We got lost in the showroom because we couldn’t decide whether to buy a bedside table or chest of drawers, and the wardrobe we wanted was available but not in the colours that Mrs PM wanted. I wandered aimlessly in the maze that is the showroom floor, trying to work out from the “easy to use” store maps, where the bloody hell we actually were. When we eventually found something recognisable, for example, the TV bench area, we couldn’t agree on a style; should we choose the Leksvik or the Markör? What do these words mean? It wouldn’t surprise me if they were Swedish for “moron” and “stupid”. We argued about the wardrobe, we wandered about between bedroom, lounge, office etc. sections looking for anything we could. At one stage I was caught short and had to find the toilet. When I got back, could I find Mrs PM? I think you can guess the answer to that. Eventually we bumped into each other and discovered that she was frustrated because the colours she wanted were being phased out and I was frustrated because I wanted to get home to watch the Manchester United game on TV.
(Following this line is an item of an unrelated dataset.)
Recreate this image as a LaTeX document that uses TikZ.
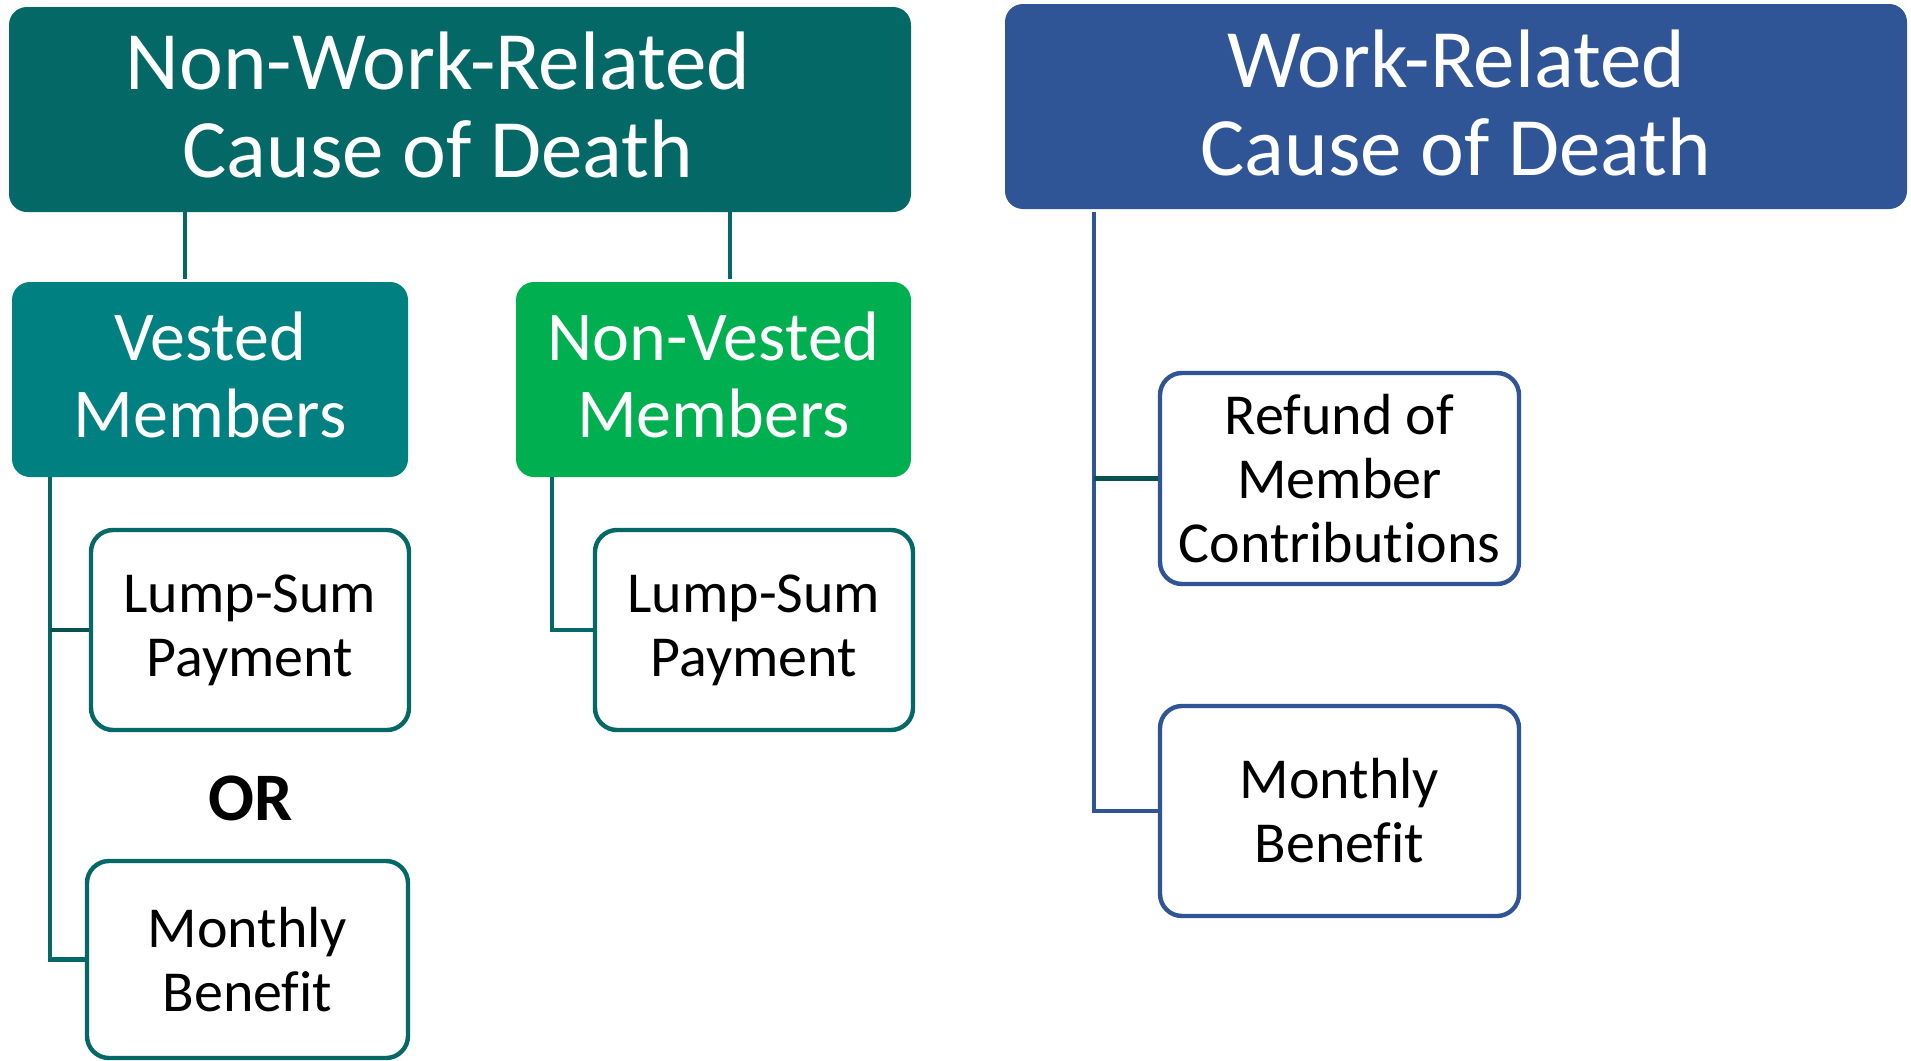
\documentclass[tikz,border=0pt]{standalone}
\usepackage{fontspec}
\setmainfont{Carlito}[Ligatures={NoCommon}]
\definecolor{tealdark}{RGB}{3,104,102}
\definecolor{tealmid}{RGB}{0,128,128}
\definecolor{greenbox}{RGB}{0,176,80}
\definecolor{bluebox}{RGB}{47,85,151}
\definecolor{stubcol}{RGB}{10,82,80}
\newcommand{\lowpad}[1]{\rule[-#1]{0pt}{#1}}
\tikzset{
  hdr/.style={fill=#1, draw=none, rounded corners=9pt, text=white, align=center,
    inner sep=0pt, minimum width=451pt, minimum height=102.5pt,
    font=\fontsize{41.5pt}{44pt}\selectfont},
  grp/.style={fill=#1, draw=none, rounded corners=9pt, text=white, align=center,
    inner sep=0pt, minimum width=198pt, minimum height=97.5pt,
    font=\fontsize{35pt}{38.5pt}\selectfont},
  leaf/.style={draw=#1, line width=2.2pt, fill=white, rounded corners=11pt,
    align=center, inner sep=0pt, minimum width=159pt, minimum height=100pt,
    font=\fontsize{29pt}{32pt}\selectfont},
  conn/.style={draw=#1, line width=2.3pt},
}
\begin{document}
\begin{tikzpicture}[x=0.5pt,y=-0.5pt]
\useasboundingbox (0,0) rectangle (1911,1060);
% headers
\node[hdr=tealdark] (ntop) at (460,109.5) {Non-Work-Related\kern22pt\\Cause of Death\kern22pt\lowpad{5pt}};
\node[hdr=bluebox] (wtop) at (1456,106.5) {Work-Related\\Cause of Death\lowpad{4pt}};
% groups
\node[grp=tealmid] (vested) at (210,379.5) {Vested\\Members\lowpad{5pt}};
\node[grp=greenbox, minimum width=197.5pt] (nonvested) at (713.5,379.5) {Non-Vested\\Members\lowpad{5pt}};
% leaves
\node[leaf=tealdark] (lump1) at (250,630) {Lump-Sum\\Payment};
\node[leaf=tealdark] (lump2) at (754,630) {Lump-Sum\\Payment};
\node[font=\fontsize{34pt}{38pt}\selectfont\bfseries, anchor=base, inner sep=0pt] (orlabel) at (250.5,820.7) {OR};
\node[leaf=tealdark, minimum width=160.5pt, minimum height=98.5pt] (month1) at (247.5,959.5) {Monthly\\Benefit};
\node[leaf=bluebox, minimum width=179.5pt, minimum height=105.5pt] (refund) at (1339.5,478.5) {Refund of\\Member\\Contributions};
\node[leaf=bluebox, minimum width=179.5pt, minimum height=105pt] (month2) at (1339.5,811) {Monthly\\Benefit};
% connectors
\draw[conn=tealdark] ([xshift=-12.5pt]vested.north |- ntop.south) -- ([xshift=-12.5pt,yshift=1.5pt]vested.north);
\draw[conn=tealdark] ([xshift=8.25pt]nonvested.north |- ntop.south) -- ([xshift=8.25pt,yshift=1.5pt]nonvested.north);
\draw[conn=tealdark] ([xshift=-80pt]vested.south) |- (month1.west);
\draw[conn=stubcol] ([xshift=-80pt]vested.south |- lump1.west) -- (lump1.west);
\draw[conn=tealdark] ([xshift=-80.75pt]nonvested.south) |- (lump2.west);
\draw[conn=bluebox] ([xshift=-181pt,yshift=-1.5pt]wtop.south) |- (month2.west);
\draw[conn=stubcol] ([xshift=-181pt]wtop.south |- refund.west) -- (refund.west);
\end{tikzpicture}
\end{document}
The worst thing is, we thought we were ready for this trip to Ikea but in reality we were totally ill-prepared. Oh I thought we were prepared; we had measured, discussed, measured again, discussed again and we both approached the building with a firm plan in our minds. However, we just didn’t plan enough.

We couldn’t decide on a colour (well personally I didn’t care; I would have selected purple with pink stripes and yellow spots to get out of there); we couldn’t decide on a style or shape (again I could ant would have accepted a wardrobe shaped like a pyramid to get out of there). And the result was that we moaned and argued as we wandered around the shop, trekking back and forth with other like minded and equally frustrated couples.

I’m sure that staff working at any furniture shop love to watch hapless couples reduce each other to gibbering wrecks after hurling vitriolic abuse at each other over the shape and size of bedside tables. I can imagine that in their position I would love it.

Well in the end, having trudged around a hundred miles in the confines of Ikea, we finally made a decision. And what happened? We discovered that the exact model and shade we wanted was out of stock and furthermore the shade we desired (or more accurately Mrs PM desired) was now being phased out.

We left the shop three hours after we had walked in with nothing.

On the way home, I plucked up the courage to suggest that Mrs PM, the more difficult to please of the two of us, do more research on the Internet, decide what she wants and where she wants to get it. With a snarl, she agreed and this afternoon I have left her to it.

Suffice it to say, we will probably spend next Saturday hiking around MFI for hours.